Having supported him financially in the early days of their marriage with a series of menial jobs and rearing their two daughters, housewife Betty believes no limit credit cards and a shop-to-you-drop lifestyle is a just reward. Particularly as there are now two young sons under the age of ten. But Betty (Amanda Peet – Identity Thief, 2012) could not be further from the truth.
Financially reliant, emotionally dependent, divorce proceedings are the last things on Betty’s mind. But with the old boys’ network, the law and the money behind him, Dan plots and plans, maximising his returns, minimising Betty’s gains. And then there’s the future second Mrs Broderick – the young legal secretary, Rachel Keller (In the Shadow of the Moon, TV’s Fargo) – to consider.
As Betty’s life, hopes and dreams crumble around her, we watch her fall apart.
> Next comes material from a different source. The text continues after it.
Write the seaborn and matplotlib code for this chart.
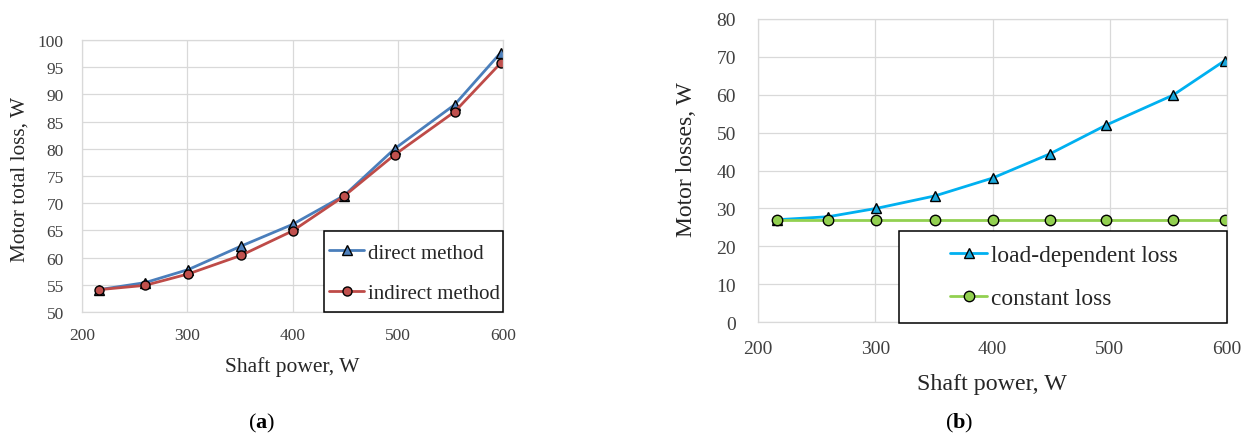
import seaborn as sns
import matplotlib
matplotlib.use('Agg')
import matplotlib.pyplot as plt
from matplotlib.patches import Rectangle

# values
shaft_power = [216, 260, 301, 351, 400, 449, 497, 554, 598]
direct_loss = [54.1, 55.4, 57.8, 62.1, 66.1, 71.4, 80.0, 88.1, 97.7]
indirect_loss = [54.1, 54.9, 57.0, 60.4, 64.9, 71.3, 78.9, 86.8, 95.8]
load_dependent_loss = [27.0, 27.8, 30.0, 33.3, 38.0, 44.4, 52.0, 59.9, 69.0]
constant_loss = [27.0, 27.0, 27.0, 27.0, 27.0, 27.0, 27.0, 27.0, 27.0]

x_ticks = [200, 300, 400, 500, 600]
y_ticks_a = [50, 55, 60, 65, 70, 75, 80, 85, 90, 95, 100]
y_ticks_b = [0, 10, 20, 30, 40, 50, 60, 70, 80]

sns.set_theme(style='white')
plt.rcParams['font.family'] = ['Liberation Serif', 'DejaVu Serif']
plt.rcParams['mathtext.fontset'] = 'custom'
plt.rcParams['mathtext.rm'] = 'Liberation Serif'
plt.rcParams['mathtext.bf'] = 'Liberation Serif:bold'

W, H = 1247, 439
fig = plt.figure(figsize=(W / 100, H / 100), dpi=100)


def fx(px):
    return px / W


def fy(py):
    return 1 - py / H


grid_col = '#D9D9D9'


def style_axes(ax, xt, yt, tick_size, xpad, ypad):
    ax.set_xlim(xt[0], xt[-1])
    ax.set_ylim(yt[0], yt[-1])
    ax.set_xticks(xt)
    ax.set_yticks(yt)
    ax.grid(True, color=grid_col, linewidth=0.9)
    ax.set_axisbelow(True)
    for s in ax.spines.values():
        s.set_color(grid_col)
        s.set_linewidth(0.9)
    ax.tick_params(axis='both', length=0, labelsize=tick_size, colors='#404040')
    ax.tick_params(axis='x', pad=xpad)
    ax.tick_params(axis='y', pad=ypad)
    ax.set_xlabel('')
    ax.set_ylabel('')


# ---- panel (a)
ax1 = fig.add_axes([fx(82), fy(313), fx(503) - fx(82), fy(41) - fy(313)])
sns.lineplot(x=shaft_power, y=direct_loss, ax=ax1, color='#4A7EBB', linewidth=2.0,
             marker='^', markersize=6.5, markerfacecolor='#4F81BD',
             markeredgecolor='black', markeredgewidth=1, label='direct method')
sns.lineplot(x=shaft_power, y=indirect_loss, ax=ax1, color='#BE4B48', linewidth=2.0,
             marker='o', markersize=6.5, markerfacecolor='#C0504D',
             markeredgecolor='black', markeredgewidth=1, label='indirect method')
style_axes(ax1, x_ticks, y_ticks_a, 12.5, 11, 13)
ax1.get_legend().remove()
h1, l1 = ax1.get_legend_handles_labels()

# ---- panel (b)
ax2 = fig.add_axes([fx(758), fy(323), fx(1227) - fx(758), fy(20) - fy(323)])
sns.lineplot(x=shaft_power, y=load_dependent_loss, ax=ax2, color='#00B0F0', linewidth=2.0,
             marker='^', markersize=7, markerfacecolor='#1AA7DB',
             markeredgecolor='black', markeredgewidth=1, label='load-dependent loss')
sns.lineplot(x=shaft_power, y=constant_loss, ax=ax2, color='#92D050', linewidth=2.0,
             marker='o', markersize=7.5, markerfacecolor='#92D050',
             markeredgecolor='black', markeredgewidth=1, label='constant loss')
style_axes(ax2, x_ticks, y_ticks_b, 14, 13, 16)
ax2.get_legend().remove()
h2, l2 = ax2.get_legend_handles_labels()

# legend frames
fig.add_artist(Rectangle((fx(324), fy(313)), fx(503) - fx(324), fy(232) - fy(313),
                         transform=fig.transFigure, facecolor='white',
                         edgecolor='black', linewidth=1.1, zorder=5))
fig.add_artist(Rectangle((fx(899), fy(324)), fx(1227) - fx(899), fy(232) - fy(324),
                         transform=fig.transFigure, facecolor='white',
                         edgecolor='black', linewidth=1.1, zorder=5))

leg1 = fig.legend(h1, l1, loc='center left', bbox_to_anchor=(fx(329), fy(274)),
                  bbox_transform=fig.transFigure, frameon=False, fontsize=15,
                  borderpad=0, borderaxespad=0, handlelength=1.7, handletextpad=0.15,
                  labelspacing=1.0)
leg1.set_zorder(6)
leg2 = fig.legend(h2, l2, loc='center left', bbox_to_anchor=(fx(950), fy(278)),
                  bbox_transform=fig.transFigure, frameon=False, fontsize=16.8,
                  borderpad=0, borderaxespad=0, handlelength=1.6, handletextpad=0.15,
                  labelspacing=0.95)
leg2.set_zorder(6)

# axis titles and captions
txt = '#262626'
fig.text(fx(20), fy(180), 'Motor total loss, W', rotation=90, ha='center', va='center',
         fontsize=15.3, color=txt)
fig.text(fx(292), fy(367), 'Shaft power, W', ha='center', va='center', fontsize=15.5, color=txt)
fig.text(fx(687), fy(160), 'Motor losses, W', rotation=90, ha='center', va='center',
         fontsize=17, color=txt)
fig.text(fx(992), fy(385), 'Shaft power, W', ha='center', va='center', fontsize=17.3, color=txt)
fig.text(fx(262), fy(423), r'($\mathbf{a}$)', ha='center', va='center', fontsize=16, color='black')
fig.text(fx(959), fy(423), r'($\mathbf{b}$)', ha='center', va='center', fontsize=16, color='black')

fig.savefig('out.png', dpi=100)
Deprived of her kids, living alone in a rat-infested ‘pull down’ second property, she slowly goes to hell and back. Obsessed by Dan, money and the whore, she loses friends, she loses her ability to cope.
Peet is stunning as Betty – but a repetitive narrative can drag. Like those superficial lunch friends in their 1980s Chanel and Versace (the fashions are a hoot), it can all get a little too much, a little boring. How many times can we watch a destructive Betty rampage through her former home or pick at a salad whilst regaling friends of the latest Dan did this…. episode? It’s a real caveat – this melodrama stretched over eight episodes is ostensibly overstretching. But this is Betty’s story, a woman who had her value, her intelligence, her ability as a mother, even her sanity questioned. And the law not only allowed it – it facilitated it.